16th century Armenian poet

Nahapet Kuchak (Kouchak) (Նահապետ Քուչակ; died 1592) was an Armenian medieval poet considered one of the first ashughs. He is best known for his hairens (հայրեն), which are "four lines of couplets with a single coherent theme." Kuchak was likely born in the village of Kharakonis, near the city of Van. He later married a woman named Tangiatun. The poet lived his entire life near the Lake Van area until his death in 1592. Kuchak was buried in the cemetery of Kharakonis St. Theodoros Church, and his grave became a pilgrimage site.

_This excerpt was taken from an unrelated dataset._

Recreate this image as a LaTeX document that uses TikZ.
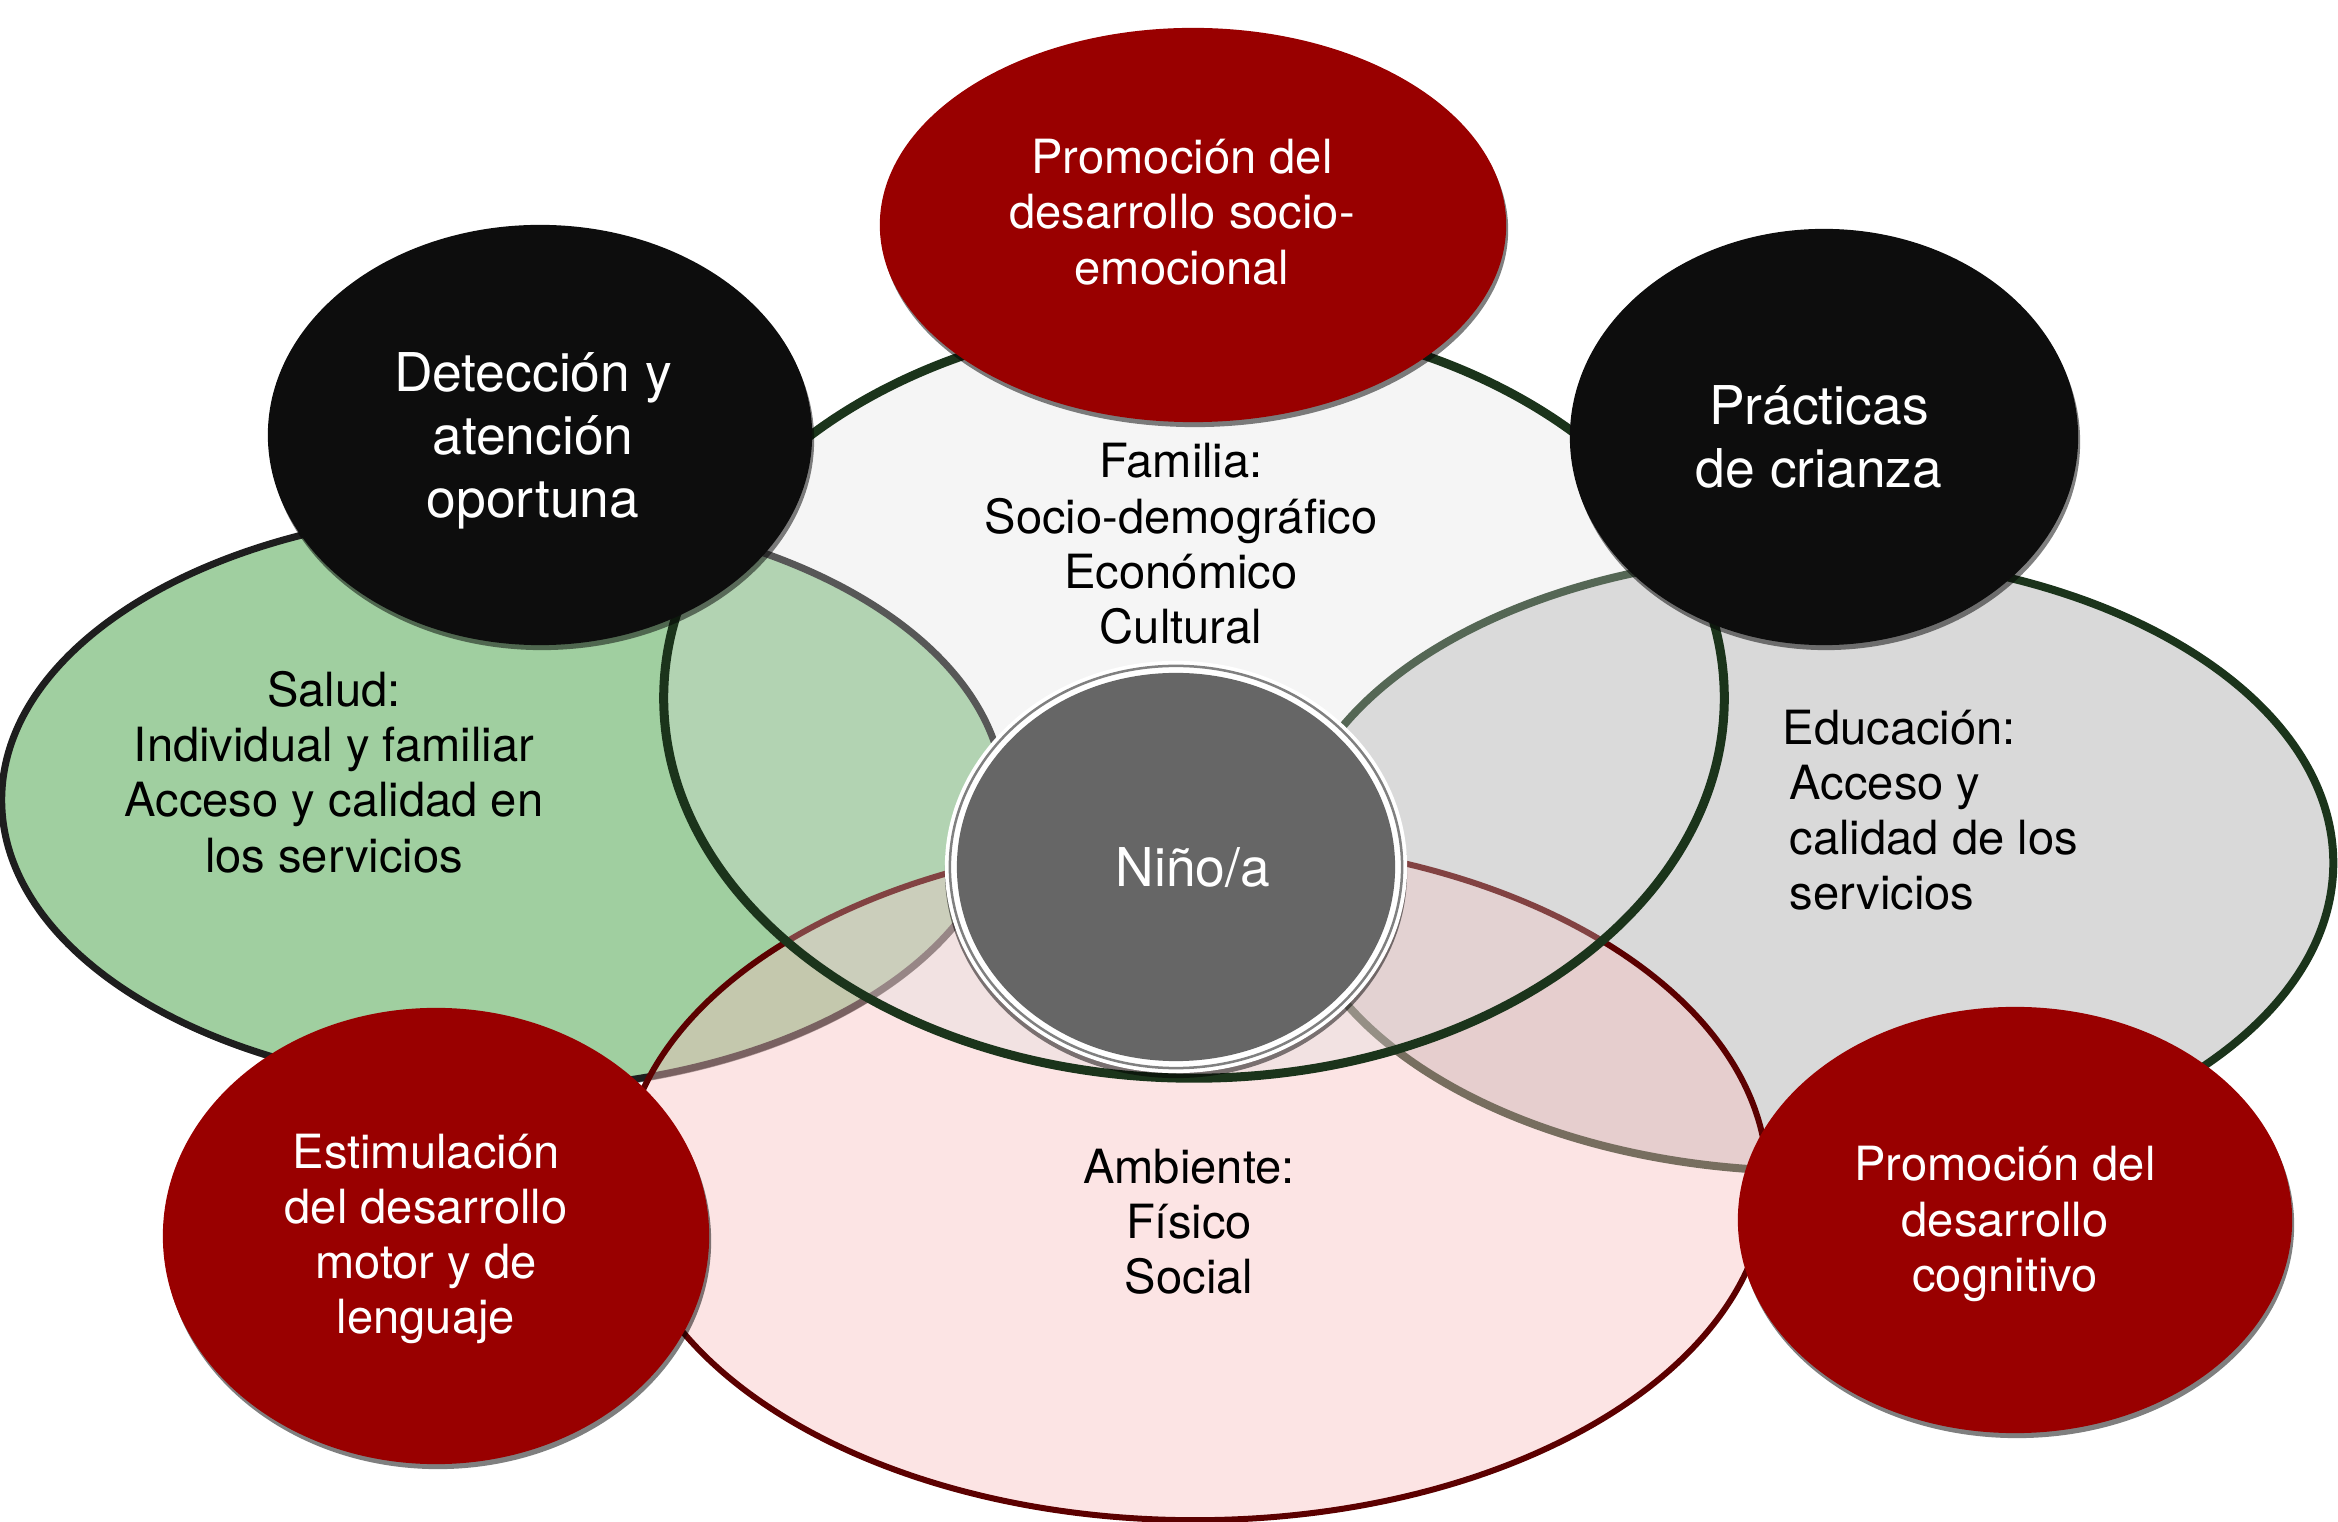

Kuchak wrote hairens (հայրեն), an Armenian style consisting of quatrains in which each line has fifteen syllables and is divided by a caesura into seven and eight syllables. He brought this ancient form of Armenian verse to its pinnacle. Most of his hairens are concerned with love, being earthly and free from any dogmas. But the poet saw the people's suffering and social inequality, grieved for the Armenian exiles (the “hairens of wandering”), and philosophically considered the events and fates of men (the “hairens of meditation”). Democratic and humanistic in its essence, antifeudal in its orientation, the poetry of Kuchak was a challenge to medieval dogmatism. The hairens of Kuchak have been praised by later poets as works of true lyricism and great individual creativity.

My soul left my body,
I sat down to lament:
‘My soul, if you leave me
my life is spent!’
And my soul replied:
‘Where is your wisdom, pray?
When a house is collapsing
why should its master stay?’

The poet Diana Der Hovanessian produced an edition and English translation of his surviving Armenian poems in 1984.

The Armenian literary Arshag Chobanian collected and compiled over 400 of Kuchak's poems.

Jason Kouchak also translated and sang some of Kuchak's poetry, and more of his work can be heard sung by Lilit Danelian.

The composer Cevanne Horrocks-Hopayian set a fragment of Kuchak's poetry for saxophonist Trish Clowes in a song entitled 'Muted lines', which won a British Composer Award.